Once again Utah has taken the path of least resistance. Though we talk about clean air and quality of life, the truth is that we don’t want to undergo the challenges to make it happen. Rather than follow EPA guidelines to clean up our polluted air, we pursue litigation. This is the current issue concerning regional haze over all five of Utah’s national parks.

Even though the use of coal has declined nationwide, from supplying 51% of our total electricity needs to 30%, replaced with lower cost natural gas and renewable energy sources, it will be here for many years. That’s why it is important to use the best methods available to limit its environmental damage.

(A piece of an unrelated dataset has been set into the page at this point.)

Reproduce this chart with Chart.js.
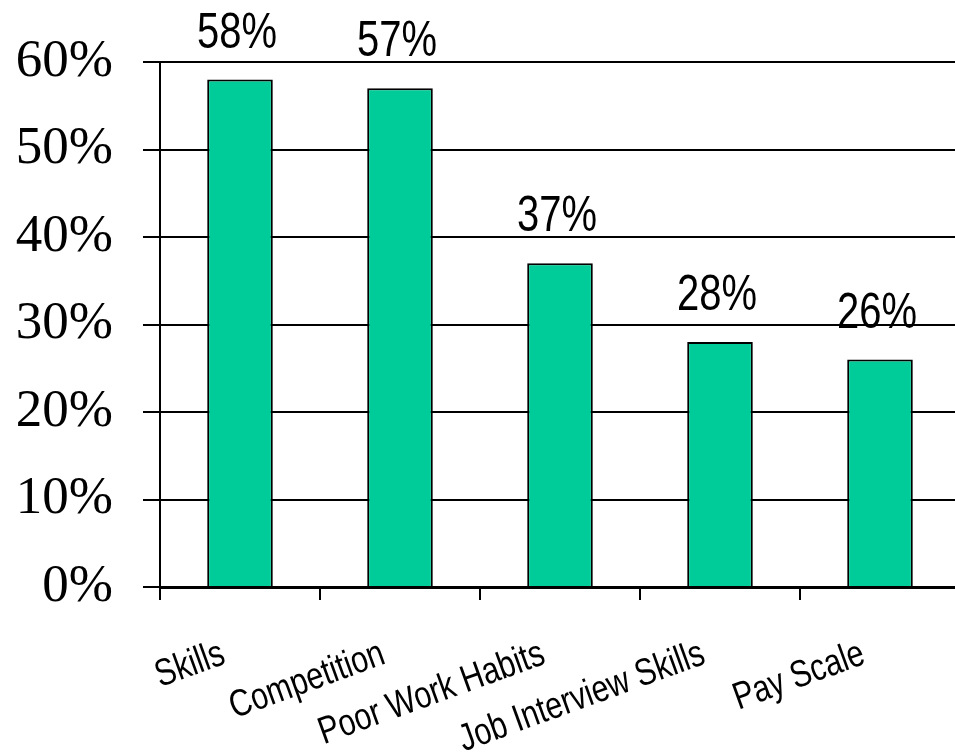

Currently Utah and Rocky Mountain Power is in litigation with the EPA to follow its own plan rather than install Selected Catalytic Reduction — SCRs — on the Hunter and Huntington coal fired plants in Emery County. Pollutants from those plants contribute to the worsening haze over Arches, Capital Reef, Canyonlands, Bryce and Zion national parks, reducing visibility by as much as 80% and becoming a possible deterrent to visitors.

Our national parks add to Utah’s uniqueness and are economic drivers for our state economy. Revenue from outdoor recreation tops $12 billion dollars annually. We cannot afford to jeopardize our health or funding by settling for weak policies.

Let the Air Quality Board members know by April 17 you support stronger EPA actions to limit regional haze. Take a stand to clear Utah’s skies.